CSEP567 PreLab 2: "One-Minute Timer"

Objectives

Create a device that will count from 00 to 59 on two 7-segment led displays at a rate of 1Hz. When the counter reaches 59 it should wrap around and start counting from the beginning. There will be an example setup in the lab that you can use as a reference.

In this lab you will learn the following:

• AVR assembly
• Basics of the ATmega16 (Memory, registers, etc)
• Binary to decimal 7-segment conversion
• Become familiar with AVRStudio 4 (which has a simulator)

Reading

• AVR CPU Core & Memory (ATMega16 datasheet, pp 6-16, 21)
• General I/O Ports (ATMega16 datasheet, pp 48-52)
• Interrupts (ATMega16 datasheet, pp 43-47)

Helpful Hints

• Instruction set summary is on page 331 of the ATmega16 datasheet that is located in your course pack
• Detailed instruction descriptions available at Atmel's website. Please don't print out (149 pages) as the rest of your programming will be in C.  
• General purpose registers are r0-r31, watch for instructions that only operate on some of them (ldi, load immediate, only works on r16-31)
• Include [.include "m16def.inc"] to get logical names [PORTA] for registers (as opposed to having to use addresses [$3B])

Resources

• Application notes section for the AVR 8-bit RISC family
• How to use the LPM instruction (application note)
• AVR Studio 4 download (install version 4.11 and Service Pack 3)

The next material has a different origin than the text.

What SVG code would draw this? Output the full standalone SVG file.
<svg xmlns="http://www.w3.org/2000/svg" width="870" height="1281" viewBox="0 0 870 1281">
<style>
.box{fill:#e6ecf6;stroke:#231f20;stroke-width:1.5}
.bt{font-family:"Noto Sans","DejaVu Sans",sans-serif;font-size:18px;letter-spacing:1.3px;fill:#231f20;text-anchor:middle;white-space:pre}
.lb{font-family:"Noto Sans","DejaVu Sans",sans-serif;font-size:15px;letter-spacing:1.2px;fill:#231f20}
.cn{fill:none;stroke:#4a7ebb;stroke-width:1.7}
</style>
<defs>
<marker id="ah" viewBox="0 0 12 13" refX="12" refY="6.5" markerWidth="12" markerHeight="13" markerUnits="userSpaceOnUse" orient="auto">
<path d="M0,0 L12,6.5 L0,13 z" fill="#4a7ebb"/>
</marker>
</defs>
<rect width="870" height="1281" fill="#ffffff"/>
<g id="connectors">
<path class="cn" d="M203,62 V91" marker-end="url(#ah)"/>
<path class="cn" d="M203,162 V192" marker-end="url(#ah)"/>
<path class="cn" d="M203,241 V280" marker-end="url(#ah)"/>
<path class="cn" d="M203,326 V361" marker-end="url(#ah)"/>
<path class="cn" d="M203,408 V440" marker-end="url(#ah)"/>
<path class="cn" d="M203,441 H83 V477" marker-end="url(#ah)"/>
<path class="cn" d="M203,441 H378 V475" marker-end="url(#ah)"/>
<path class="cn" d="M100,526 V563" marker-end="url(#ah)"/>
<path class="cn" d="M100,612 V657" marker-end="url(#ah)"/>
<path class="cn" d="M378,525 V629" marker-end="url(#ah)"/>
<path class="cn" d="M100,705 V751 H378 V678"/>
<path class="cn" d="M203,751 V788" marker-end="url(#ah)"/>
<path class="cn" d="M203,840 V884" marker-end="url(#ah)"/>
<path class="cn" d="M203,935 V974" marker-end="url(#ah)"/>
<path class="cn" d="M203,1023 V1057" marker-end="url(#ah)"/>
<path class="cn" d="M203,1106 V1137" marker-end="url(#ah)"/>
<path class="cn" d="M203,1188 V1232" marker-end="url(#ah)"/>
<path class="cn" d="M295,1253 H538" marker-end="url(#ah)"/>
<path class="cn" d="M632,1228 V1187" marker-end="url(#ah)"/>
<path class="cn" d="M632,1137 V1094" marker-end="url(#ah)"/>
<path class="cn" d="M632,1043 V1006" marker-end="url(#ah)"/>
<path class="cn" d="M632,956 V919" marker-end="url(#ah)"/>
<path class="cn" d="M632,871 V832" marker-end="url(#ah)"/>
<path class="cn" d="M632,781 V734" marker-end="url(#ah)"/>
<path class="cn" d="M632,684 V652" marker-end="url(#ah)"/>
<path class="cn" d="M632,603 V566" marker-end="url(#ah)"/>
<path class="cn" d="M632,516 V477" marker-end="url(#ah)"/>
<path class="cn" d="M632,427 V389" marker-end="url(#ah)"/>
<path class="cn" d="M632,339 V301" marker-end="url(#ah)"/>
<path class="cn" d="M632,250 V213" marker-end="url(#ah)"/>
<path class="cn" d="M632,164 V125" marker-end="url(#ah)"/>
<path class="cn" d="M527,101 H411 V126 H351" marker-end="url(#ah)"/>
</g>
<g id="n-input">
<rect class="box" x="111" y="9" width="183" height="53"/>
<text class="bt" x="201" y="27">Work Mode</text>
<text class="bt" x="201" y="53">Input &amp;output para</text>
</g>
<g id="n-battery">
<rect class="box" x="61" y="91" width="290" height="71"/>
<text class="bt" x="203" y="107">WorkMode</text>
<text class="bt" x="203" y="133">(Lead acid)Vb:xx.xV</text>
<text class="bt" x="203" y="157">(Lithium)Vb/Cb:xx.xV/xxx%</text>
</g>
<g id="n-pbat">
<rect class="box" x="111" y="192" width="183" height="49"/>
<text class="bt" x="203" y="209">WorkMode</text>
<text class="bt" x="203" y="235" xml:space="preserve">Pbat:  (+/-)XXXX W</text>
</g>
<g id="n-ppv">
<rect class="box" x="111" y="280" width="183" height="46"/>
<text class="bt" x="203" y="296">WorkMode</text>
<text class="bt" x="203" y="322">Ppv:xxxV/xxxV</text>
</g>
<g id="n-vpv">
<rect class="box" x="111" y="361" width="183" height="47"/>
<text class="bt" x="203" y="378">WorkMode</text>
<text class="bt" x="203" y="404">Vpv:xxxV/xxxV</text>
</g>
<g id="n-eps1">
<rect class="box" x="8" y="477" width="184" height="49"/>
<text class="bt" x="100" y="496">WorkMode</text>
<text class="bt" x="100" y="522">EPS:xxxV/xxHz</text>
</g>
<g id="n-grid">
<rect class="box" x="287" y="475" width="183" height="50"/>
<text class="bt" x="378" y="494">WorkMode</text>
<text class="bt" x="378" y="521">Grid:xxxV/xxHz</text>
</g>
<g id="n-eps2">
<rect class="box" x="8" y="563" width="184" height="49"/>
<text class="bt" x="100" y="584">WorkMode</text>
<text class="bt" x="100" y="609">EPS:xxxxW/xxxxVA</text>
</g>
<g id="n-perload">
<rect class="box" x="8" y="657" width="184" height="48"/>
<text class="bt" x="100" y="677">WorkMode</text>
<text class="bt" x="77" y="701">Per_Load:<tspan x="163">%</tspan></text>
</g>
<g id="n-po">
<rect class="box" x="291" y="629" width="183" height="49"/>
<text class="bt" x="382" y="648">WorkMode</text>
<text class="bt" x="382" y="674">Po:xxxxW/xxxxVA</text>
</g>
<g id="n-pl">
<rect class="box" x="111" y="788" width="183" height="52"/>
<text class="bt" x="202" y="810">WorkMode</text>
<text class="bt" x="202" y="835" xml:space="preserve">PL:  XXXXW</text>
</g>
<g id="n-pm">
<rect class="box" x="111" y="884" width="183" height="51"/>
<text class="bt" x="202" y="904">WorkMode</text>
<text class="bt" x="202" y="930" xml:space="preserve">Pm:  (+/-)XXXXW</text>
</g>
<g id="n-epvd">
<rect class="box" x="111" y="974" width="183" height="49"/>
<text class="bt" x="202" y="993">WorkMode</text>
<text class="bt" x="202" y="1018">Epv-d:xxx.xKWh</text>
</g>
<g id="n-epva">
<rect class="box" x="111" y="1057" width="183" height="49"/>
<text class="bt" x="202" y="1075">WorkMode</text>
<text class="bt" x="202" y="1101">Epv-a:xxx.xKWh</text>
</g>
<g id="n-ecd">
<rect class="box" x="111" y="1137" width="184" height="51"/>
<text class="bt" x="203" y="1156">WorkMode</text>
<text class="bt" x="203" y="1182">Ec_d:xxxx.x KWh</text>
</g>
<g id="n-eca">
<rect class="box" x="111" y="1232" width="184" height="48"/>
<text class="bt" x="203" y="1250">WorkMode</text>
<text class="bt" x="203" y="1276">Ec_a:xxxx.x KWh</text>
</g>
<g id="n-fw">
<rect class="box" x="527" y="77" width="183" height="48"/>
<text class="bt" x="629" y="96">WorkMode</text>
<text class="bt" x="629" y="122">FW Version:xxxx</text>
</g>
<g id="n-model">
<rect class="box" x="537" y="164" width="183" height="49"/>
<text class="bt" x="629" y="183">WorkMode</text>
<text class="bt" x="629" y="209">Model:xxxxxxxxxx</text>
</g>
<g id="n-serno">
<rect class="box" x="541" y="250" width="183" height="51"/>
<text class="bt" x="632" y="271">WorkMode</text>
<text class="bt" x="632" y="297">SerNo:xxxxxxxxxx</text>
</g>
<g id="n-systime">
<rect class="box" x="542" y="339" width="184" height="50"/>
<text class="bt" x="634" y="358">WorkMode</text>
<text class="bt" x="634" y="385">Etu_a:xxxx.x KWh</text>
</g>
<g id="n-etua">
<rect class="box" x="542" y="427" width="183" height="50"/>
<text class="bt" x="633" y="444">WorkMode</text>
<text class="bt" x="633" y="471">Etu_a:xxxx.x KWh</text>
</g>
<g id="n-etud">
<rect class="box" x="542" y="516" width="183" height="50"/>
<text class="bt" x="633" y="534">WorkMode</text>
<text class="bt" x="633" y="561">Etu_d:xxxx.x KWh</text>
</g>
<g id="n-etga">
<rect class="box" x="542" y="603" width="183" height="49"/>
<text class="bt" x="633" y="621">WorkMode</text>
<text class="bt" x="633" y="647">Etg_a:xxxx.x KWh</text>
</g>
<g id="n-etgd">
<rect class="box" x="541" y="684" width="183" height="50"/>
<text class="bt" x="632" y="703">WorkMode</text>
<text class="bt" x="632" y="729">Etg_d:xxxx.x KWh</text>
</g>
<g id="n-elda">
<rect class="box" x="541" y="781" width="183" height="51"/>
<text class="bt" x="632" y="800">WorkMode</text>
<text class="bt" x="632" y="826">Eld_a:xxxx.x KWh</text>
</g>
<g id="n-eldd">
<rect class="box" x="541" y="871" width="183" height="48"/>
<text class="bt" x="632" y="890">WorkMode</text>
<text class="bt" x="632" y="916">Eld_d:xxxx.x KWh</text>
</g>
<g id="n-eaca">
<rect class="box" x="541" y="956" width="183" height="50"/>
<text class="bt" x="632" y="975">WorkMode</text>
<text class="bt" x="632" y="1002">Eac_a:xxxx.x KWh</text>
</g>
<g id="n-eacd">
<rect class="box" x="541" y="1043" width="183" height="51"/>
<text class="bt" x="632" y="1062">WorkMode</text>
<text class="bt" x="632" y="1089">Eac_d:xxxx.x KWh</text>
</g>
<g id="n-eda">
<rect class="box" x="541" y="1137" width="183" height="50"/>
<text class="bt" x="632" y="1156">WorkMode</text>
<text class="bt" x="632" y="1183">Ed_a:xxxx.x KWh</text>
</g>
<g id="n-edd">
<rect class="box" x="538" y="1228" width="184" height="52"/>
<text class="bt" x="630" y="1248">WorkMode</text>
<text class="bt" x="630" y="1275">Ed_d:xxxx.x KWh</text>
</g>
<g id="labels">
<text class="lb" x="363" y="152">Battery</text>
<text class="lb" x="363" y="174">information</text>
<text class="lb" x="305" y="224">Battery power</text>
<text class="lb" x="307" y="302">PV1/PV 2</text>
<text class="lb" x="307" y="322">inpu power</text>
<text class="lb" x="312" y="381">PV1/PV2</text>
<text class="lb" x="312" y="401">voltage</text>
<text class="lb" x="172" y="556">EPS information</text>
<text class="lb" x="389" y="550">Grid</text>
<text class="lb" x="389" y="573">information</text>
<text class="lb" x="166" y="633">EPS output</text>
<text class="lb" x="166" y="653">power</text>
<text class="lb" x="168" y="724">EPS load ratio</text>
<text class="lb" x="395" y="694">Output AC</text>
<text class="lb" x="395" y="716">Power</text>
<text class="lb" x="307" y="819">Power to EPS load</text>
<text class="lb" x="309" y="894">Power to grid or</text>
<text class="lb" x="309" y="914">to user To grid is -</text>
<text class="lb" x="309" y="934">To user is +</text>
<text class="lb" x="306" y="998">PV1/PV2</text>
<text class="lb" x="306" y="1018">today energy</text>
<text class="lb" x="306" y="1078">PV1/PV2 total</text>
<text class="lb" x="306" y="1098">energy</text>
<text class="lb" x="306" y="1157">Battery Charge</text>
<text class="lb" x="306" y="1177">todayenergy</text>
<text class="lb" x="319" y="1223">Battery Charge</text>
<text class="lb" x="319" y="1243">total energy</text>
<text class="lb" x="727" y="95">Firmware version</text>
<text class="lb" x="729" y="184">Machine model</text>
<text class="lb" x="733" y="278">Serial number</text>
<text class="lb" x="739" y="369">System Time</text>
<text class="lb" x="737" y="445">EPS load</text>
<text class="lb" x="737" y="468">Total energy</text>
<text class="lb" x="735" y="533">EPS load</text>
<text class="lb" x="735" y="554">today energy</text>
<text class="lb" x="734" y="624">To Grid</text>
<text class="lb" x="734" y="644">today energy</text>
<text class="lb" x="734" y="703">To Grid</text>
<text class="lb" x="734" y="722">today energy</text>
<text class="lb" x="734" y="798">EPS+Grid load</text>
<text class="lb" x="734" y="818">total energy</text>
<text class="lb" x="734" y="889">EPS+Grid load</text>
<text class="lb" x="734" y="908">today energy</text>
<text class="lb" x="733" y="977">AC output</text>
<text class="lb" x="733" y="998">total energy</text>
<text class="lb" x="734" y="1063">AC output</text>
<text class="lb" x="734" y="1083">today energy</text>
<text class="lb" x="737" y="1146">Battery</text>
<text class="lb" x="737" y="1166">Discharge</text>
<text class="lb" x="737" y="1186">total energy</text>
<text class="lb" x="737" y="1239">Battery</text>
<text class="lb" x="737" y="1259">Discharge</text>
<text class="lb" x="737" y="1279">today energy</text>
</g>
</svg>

Task: Create a BCD Counter in Assembly

Write a program in assembly that will count from 00 to 59 on two 7-segment led displays (one will be the tens digit and the other will be the ones digit). Implement a lookup table in program memory to convert a 4-bit nibble (in binary) to a decimal number.  Use this skeleton program as a starting point.

Requirements:

1. Use a lookup table in program memory to store the constants needed to generate the 10 digits ('0'-'9') on a 7-sement LED. You should have determined these constants by the end of Lab 1. You will need to use the LPM instruction to load the constant from program memory. NOTE: The ATmega16 uses 16-bit instructions even though it is an 8-bit processor; therefore, the 256^th instruction is actually located at memory address 512 and 513. Keep this in mind when declaring your constants in program memory. The code/instructions are two bytes wide (16 bits) but when the program accesses the program memory it can only access one byte (8 bits) at a time causing the number of addresses to be doubled.
2. The decimal point segment should toggle on every change of counter value.
3. Counting should happen at 1 Hz and should be achieved through the use of a delay loop. Your counter should count at a rate as reasonably close as possible to 1 Hz since you know how many cycles each instruction takes to execute. You can use the 'nop' instruction to fine tune where necessary.

   
   Question 1: Prove that you are counting at a rate of 1Hz through calculations by using the number of cycles each instruction takes. In the case of branches where a variable number of cycles may result, you may assume that the most frequent branch is always taken. Please show your work and list any assumtions you made.

Deliverables

Come to lab with:

• Code ready to test on your breadboard

• A printed out copy of your assembly code

• A written answer to Question 1 

Use the simulator in AVR Studio 4 to verify that your code is working and the timing is correct. To set the frequency/speed of the processor in the simulator goto the AVR simulator options in the debug menu. (The cyrstal we are using is not present so you will need to some math to make adjustments to get your timings to work out correctly) When simulating the I/O tab gives very useful information such as the values of the registers, I/O, etc (If you don't see the I/O tab on the left toggle the workspace window button to display the project, I/O, and info tab). The "Processor" item in the I/O tab keeps track of the cycles used and the amount of time the processor has run.